No estamos hechos para disfrutar, ni para descubrir, ni para realizarnos, ni para ser felices. Todo eso son extravagancias: ni siquiera estamos hechos para vivir, sino para medrar. Somos meros eslabones de la especie.
En tanto que manifestaciones pasajeras, nuestra misión es la misma que la de cualquier otro ser vivo: sobrevivir hasta la edad de reproducirnos, y pasar el testigo cuanto antes. Una vez saldado nuestro papel en la cadena, no solo ya no hacemos falta, sino que incluso sobramos: las generaciones posteriores son la prioridad. Tiene sentido que, a partir de una cierta edad, nuestro cuerpo se autodestruya.
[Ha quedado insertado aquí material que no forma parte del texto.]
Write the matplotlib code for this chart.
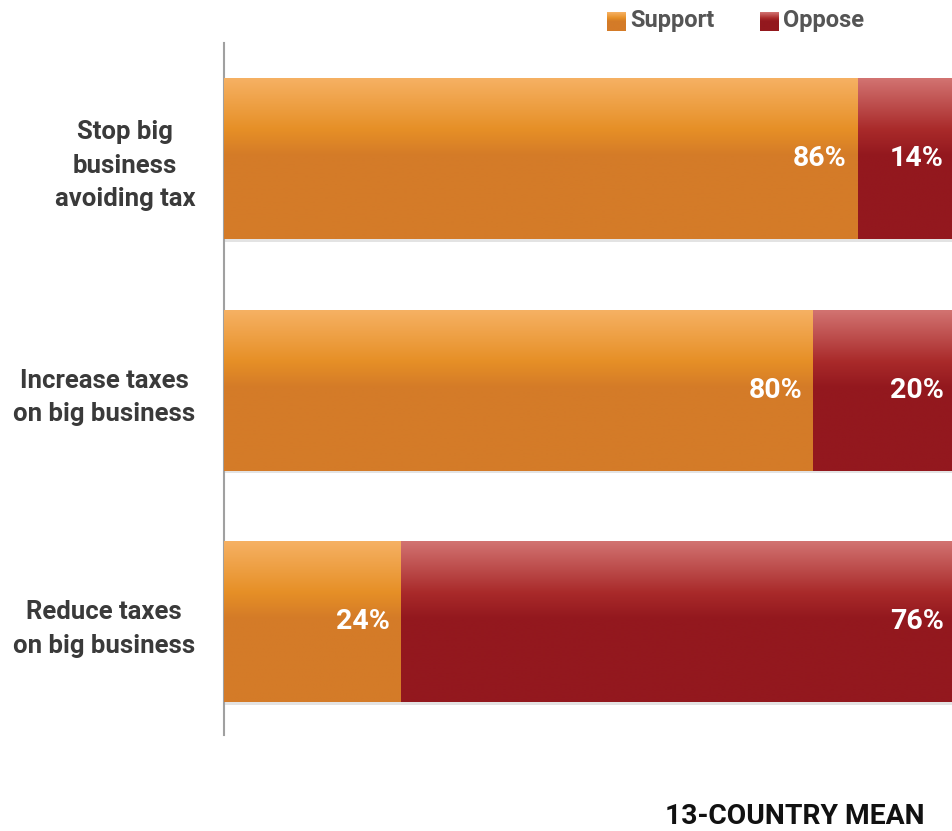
import numpy as np
import matplotlib
matplotlib.use("Agg")
import matplotlib.pyplot as plt
from matplotlib.colors import to_rgb

categories = ["Stop big\nbusiness\navoiding tax", "Increase taxes\non big business", "Reduce taxes\non big business"]
support = [86, 80, 24]
oppose = [14, 20, 76]
series_names = ["Support", "Oppose"]

# top -> mid -> base colours for the glossy gradient
ORANGE = ("#f6b163", "#e68f26", "#d47b28")
RED = ("#d27371", "#a92a2a", "#93181e")


def gradient(colors, n=200):
    stops = [0.0, 0.32, 0.48, 1.0]
    cols = [to_rgb(colors[0]), to_rgb(colors[1]), to_rgb(colors[2]), to_rgb(colors[2])]
    t = np.linspace(0, 1, n)
    arr = np.zeros((n, 1, 3))
    for k in range(3):
        arr[:, 0, k] = np.interp(t, stops, [c[k] for c in cols])
    return arr


fig = plt.figure(figsize=(9.53, 8.31), dpi=100)
# the 100% end sits slightly past the right edge of the figure, as in the original
ax = fig.add_axes([0.2355, 0.1155, 0.7725, 0.8328])

font = "Roboto"
height = 0.695
y = np.arange(len(categories))

for i in y:
    segs = [(0, support[i], ORANGE), (support[i], oppose[i], RED)]
    for left, width, cols in segs:
        # soft shadow under the bar
        ax.barh(i + 0.012, width, left=left, height=height, color="#b0b0b0", alpha=0.35, zorder=1)
        bar = ax.barh(i, width, left=left, height=height, color=cols[2], zorder=2)[0]
        im = ax.imshow(gradient(cols), extent=(left, left + width, i + height / 2, i - height / 2),
                       aspect="auto", origin="upper", zorder=3, interpolation="bilinear")
        im.set_clip_path(bar)
        right = min(left + width, 99.2)
        ax.annotate(f"{width}%", xy=(right, i), xytext=(-8, 0), textcoords="offset points",
                    ha="right", va="center", color="white", fontsize=20.5, fontweight="bold",
                    family=font, zorder=4)

ax.set_xlim(0, 100)
ax.set_ylim(2.49, -0.5)
ax.set_xticks([])
ax.set_yticks(y)
ax.set_yticklabels(categories, fontsize=18.5, fontweight="bold", family=font, color="#3a3a3a",
                   multialignment="center", linespacing=1.5)
ax.tick_params(axis="y", length=0, pad=21)
for lbl in ax.get_yticklabels():
    lbl.set_y(lbl.get_position()[1])
    lbl.set_va("center_baseline")
for side in ["top", "right", "bottom"]:
    ax.spines[side].set_visible(False)
ax.spines["left"].set_color("#a0a0a0")
ax.spines["left"].set_linewidth(1.5)

# legend drawn as squares + text in figure coords
for name, cols, x0 in [(series_names[0], ORANGE, 607), (series_names[1], RED, 760)]:
    sq = fig.add_axes([x0 / 953, 1 - 31 / 831, 19 / 953, 19 / 831])
    sq.imshow(gradient(cols, 50), aspect="auto", extent=(0, 1, 0, 1))
    sq.axis("off")
    fig.text((x0 + 23) / 953, 1 - 21 / 831, name, ha="left", va="center", fontsize=17,
             fontweight="bold", family=font, color="#555555")

fig.text(925 / 953, 1 - 816 / 831, "13-COUNTRY MEAN", ha="right", va="center", fontsize=20.3,
         fontweight="bold", family=font, color="#111111")

fig.savefig("out.png", dpi=100)
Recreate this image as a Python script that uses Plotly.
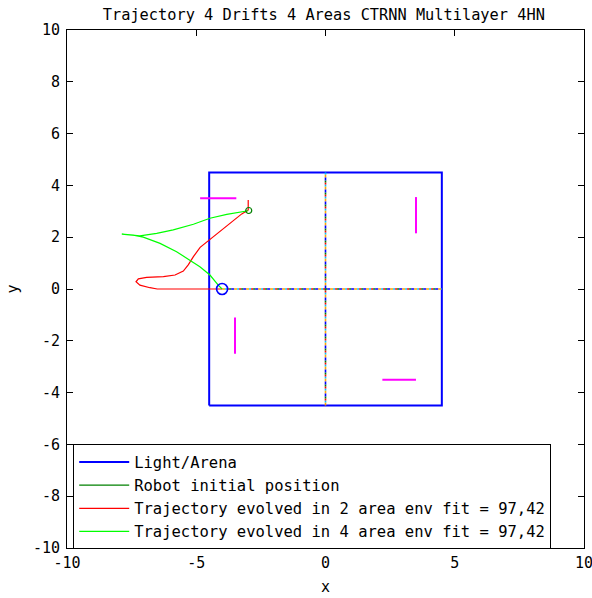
import plotly.graph_objects as go

# ---------------- data ----------------
arena_x = [-4.5, 4.5, 4.5, -4.5, -4.5]
arena_y = [-4.5, -4.5, 4.5, 4.5, -4.5]

start_x = [-4.0]
start_y = [0.0]

end_x = [-2.97]
end_y = [3.03]

red_x = [-4.0, -5.0, -6.0, -6.51, -6.79, -7.18, -7.33, -7.24, -6.92, -6.27, -5.82, -5.5,
         -5.31, -5.11, -4.85, -4.47, -4.02, -3.57, -3.24, -3.05, -2.99, -2.99]
red_y = [0.0, 0.0, 0.0, 0.0, 0.05, 0.15, 0.28, 0.39, 0.45, 0.48, 0.54, 0.69,
         0.93, 1.25, 1.61, 1.92, 2.3, 2.66, 2.9, 3.01, 3.05, 3.44]

green_x = [-4.0, -4.15, -4.47, -4.86, -5.31, -5.76, -6.4, -7.05, -7.43, -7.88, -7.18, -6.53,
           -5.89, -5.11, -4.47, -3.82, -3.31, -2.99]
green_y = [0.0, 0.15, 0.54, 0.86, 1.15, 1.44, 1.76, 2.0, 2.08, 2.12, 2.05, 2.15,
           2.28, 2.5, 2.73, 2.88, 2.98, 3.02]

drift_x = [[-4.85, -3.45], [3.5, 3.5], [-3.5, -3.5], [2.2, 3.5]]
drift_y = [[3.5, 3.5], [3.55, 2.15], [-1.1, -2.5], [-3.5, -3.5]]

vline_x = [0.0, 0.0]
vline_y = [-4.5, 4.5]
hline_x = [-4.0, 4.5]
hline_y = [0.0, 0.0]
divider_colors = ["#ffa500", "#00bfff", "#ff0000", "#008000", "#0000ff"]
divider_dashes = ["3px,9px", "0px,3px,2px,7px", "0px,5px,2px,5px",
                  "0px,7px,2px,3px", "0px,9px,3px,0px"]

x_ticks = [-10, -5, 0, 5, 10]
y_ticks = [-10, -8, -6, -4, -2, 0, 2, 4, 6, 8, 10]

title = "Trajectory 4 Drifts 4 Areas CTRNN Multilayer 4HN"
legend_names = ["Light/Arena", "Robot initial position",
                "Trajectory evolved in 2 area env fit = 97,42",
                "Trajectory evolved in 4 area env fit = 97,42"]

FONT = "DejaVu Sans Mono"

fig = go.Figure()

# arena
fig.add_trace(go.Scatter(x=arena_x, y=arena_y, mode="lines",
                         line=dict(color="#0000ff", width=2),
                         name=legend_names[0], legendrank=1))
# legend entry for robot initial position (line style like the original legend)
fig.add_trace(go.Scatter(x=[None], y=[None], mode="lines",
                         line=dict(color="#008000", width=1.3),
                         name=legend_names[1], legendrank=2))

# area dividers (overlapping multicoloured dashed lines)
for c, d in zip(divider_colors, divider_dashes):
    fig.add_trace(go.Scatter(x=vline_x, y=vline_y, mode="lines",
                             line=dict(color=c, width=1.6, dash=d), showlegend=False))
    fig.add_trace(go.Scatter(x=hline_x, y=hline_y, mode="lines",
                             line=dict(color=c, width=1.6, dash=d), showlegend=False))

# drifts
for dx, dy in zip(drift_x, drift_y):
    fig.add_trace(go.Scatter(x=dx, y=dy, mode="lines",
                             line=dict(color="#ff00ff", width=2), showlegend=False))

# trajectories
fig.add_trace(go.Scatter(x=red_x, y=red_y, mode="lines",
                         line=dict(color="#ff0000", width=1.2),
                         name=legend_names[2], legendrank=3))
fig.add_trace(go.Scatter(x=green_x, y=green_y, mode="lines",
                         line=dict(color="#00ff00", width=1.2),
                         name=legend_names[3], legendrank=4))

# robot position markers
fig.add_trace(go.Scatter(x=start_x, y=start_y, mode="markers",
                         marker=dict(symbol="circle-open", size=11, color="#0000ff",
                                     line=dict(color="#0000ff", width=1.6)),
                         showlegend=False))
fig.add_trace(go.Scatter(x=end_x, y=end_y, mode="markers",
                         marker=dict(symbol="circle-open", size=6, color="#008000",
                                     line=dict(color="#008000", width=1.2)),
                         showlegend=False))

axis_common = dict(showgrid=False, zeroline=False, showline=True, linecolor="black",
                   linewidth=1, mirror="ticks", ticks="inside", ticklen=6,
                   tickcolor="black", automargin=False, ticklabeloverflow="allow",
                   tickfont=dict(family=FONT, size=15, color="black"))

fig.update_layout(
    width=592, height=598,
    margin=dict(l=67, r=8, t=30, b=50, autoexpand=False),
    paper_bgcolor="white", plot_bgcolor="white",
    font=dict(family=FONT, size=15, color="black"),
    title=dict(text=title, x=0.547, xanchor="center", y=1 - 15 / 598, yanchor="middle",
               font=dict(family=FONT, size=15.3, color="black")),
    xaxis=dict(range=[-10, 10], tickvals=x_ticks, ticktext=[str(v) for v in x_ticks],
               title=dict(text="x", standoff=10, font=dict(family=FONT, size=15)),
               ticklabelstandoff=1, **axis_common),
    yaxis=dict(range=[-10, 10], tickvals=y_ticks, ticktext=[str(v) for v in y_ticks],
               title=dict(text="y", standoff=10, font=dict(family=FONT, size=15)),
               ticklabelstandoff=3, **axis_common),
    legend=dict(x=0.012, y=0.2, xanchor="left", yanchor="top",
                bgcolor="white", bordercolor="black", borderwidth=1,
                font=dict(family=FONT, size=15.5, color="black"),
                itemwidth=50, tracegroupgap=0),
    showlegend=True,
)

fig.write_html("out.html")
La identidad, la conciencia, el deseo, el placer, la cultura entera, son epifenómenos de ese cometido supervivencia-reproducción. Hemos construido nuestras vidas como castillos en el aire, lujos que discurren al margen de la corriente vital. Tienen valor para nosotros, pero no le pidamos a la vida que los defienda. Aspiramos al amor, una alianza necesaria, pero frágil: nuestro instinto también impone la rivalidad. Las adicciones priman el placer intenso y venenoso a la moderación de una salud longeva. Estas contradicciones nos hacen neuróticos, y la neurosis es otro epifenómeno de una biología que no nos quiere felices, sino eficaces. El proyecto del hombre se construye contra corriente.